Perguntará o leitor: quem sou eu para dar lições ao líder político nacional mais experiente e bem-sucedido da última década? Poderia responder que qualquer pessoa bem-formada e educada já teria alguma coisa a dizer. Não para António Costa, a quem não faltou a melhor educação. Já quanto a vários dos seus ministros e outros membros do aparelho governativo, creio que apenas boa educação já faria diferença.

Alguns problemas poderiam evitar-se na escolha dos ministros e restante pessoal dos gabinetes. Não estando ao nosso alcance, uma vez que os que existem são um pressuposto, é preciso trabalhar com aqueles que temos.

É na qualidade de recém-chegada à área da formação no universo das empresas e das instituições que me proponho dar ajuda. Pergunto se tem o Governo um plano de formação quadrienal para a legislatura, a executar em planos anuais. Se não tem, devia. Um plano de formação abrangente, destinado a todos os membros dos gabinetes.

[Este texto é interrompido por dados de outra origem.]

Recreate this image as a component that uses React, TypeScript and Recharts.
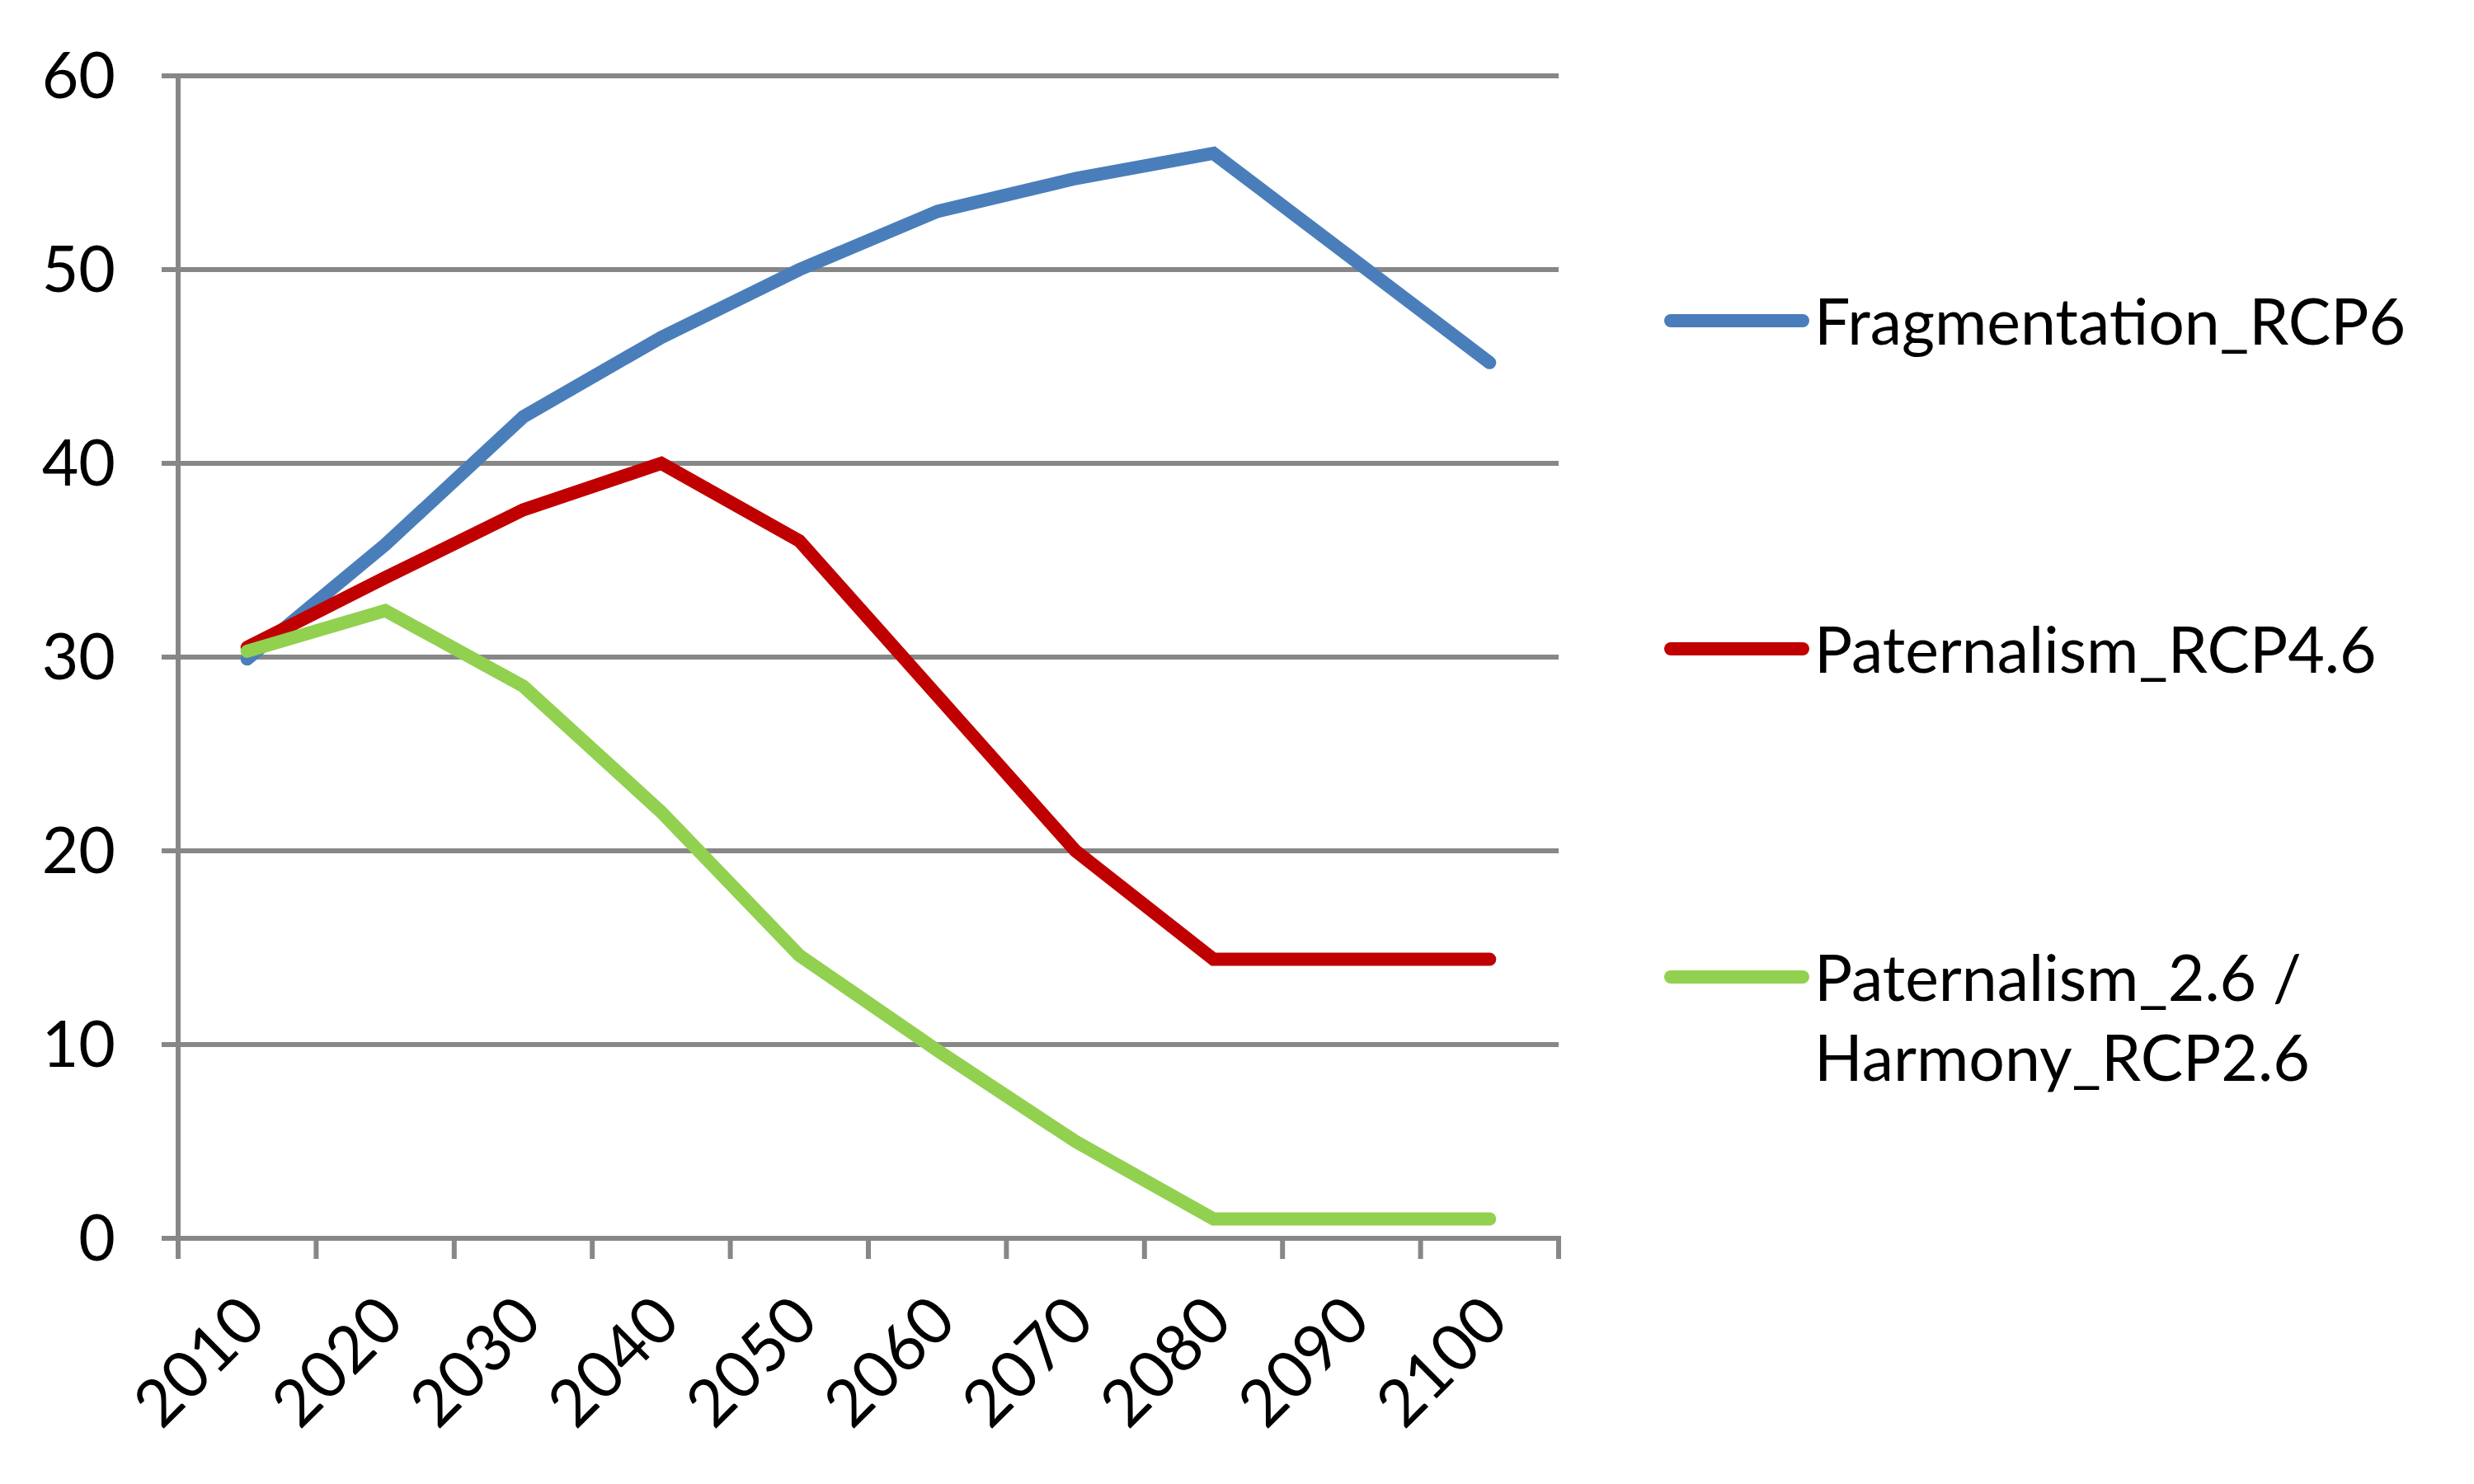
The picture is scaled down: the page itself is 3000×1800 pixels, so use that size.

Poderão objectar-me que estas equipas já estão sujeitas aos mais exigentes ritmos de trabalho, com agendas impossíveis de cumprir em horário normal de expediente. Como hão-de ainda ter tempo para formação? Não me parece argumento.

Já tivemos governantes que aproveitaram a passagem pelo executivo para melhorar a sua formação por conta própria – em especial concluir licenciaturas e mestrados e até prosseguir doutoramentos. Se deu para compatibilizar Governo e universidade, também há-de haver tempo para formação in house.

Aconselho dar prioridade às temáticas de liderança, gestão de pessoas, gestão de equipas, resolução de conflitos. Também parece haver alguma necessidade de desenvolvimento comportamental, em especial de gestão interna de estados emocionais, para evitar casos de passagem ao acto. Como é sabido, líderes tóxicos, por muitas boas que sejam as suas qualidades, têm um efeito destrutivo nas organizações.

Também se recomenda formação nas ferramentas de Tecnologias de Informação, dos sistemas utilizados às regras comportamentais na utilização, com vista a melhorar a performance, promover a saúde e evitar histórias rocambolescas.

Há empresas que desligam o Facebook aos trabalhadores. Os ministros também deveriam ter períodos obrigatórios de pausa do WhatsApp. Desde logo quando participam em actos públicos ou quando estão a despachar. As aplicações de mensagens instantâneas favorecem a impulsividade, não a ponderação. Como devia saber qualquer aspirante a chefe (não tóxico), é melhor respirar fundo e deixar passar algum tempo antes de dar uma má resposta. Decidir depressa é qualidade indispensável a um líder, mas que não seja tão depressa como metaforicamente propôs o Chico Buarque.

Não faltam entidades às quais recorrer para dar corpo ao Plano de Formação do Governo. Desde consultoras de recursos humanos às escolas de gestão executiva, existe no país oferta de alto nível.

O executivo não olha a custos na hora de contratar os melhores para a coordenação política, comunicação estratégica e pareceres jurídicos. Não será difícil encontrar uma rubrica para formação de pessoas, como, aliás, a lei obriga as empresas. Por maior que seja o investimento, passará em qualquer análise custo-benefício.

É realmente necessário que este Governo se concentre nos enormes trabalhos em curso, naquilo que os cidadãos esperam dele – que gira a coisa pública – em vez de se perder na gestão dos conflitos entre equipas, chefes, aspirantes a chefes, estrelas, invejosos e incompetentes, que sempre os há em todo o lado. Pode deixar para a oposição o trabalho de fazer oposição.

Voltando ao Chico, é um bom conselho, ainda por cima de graça.»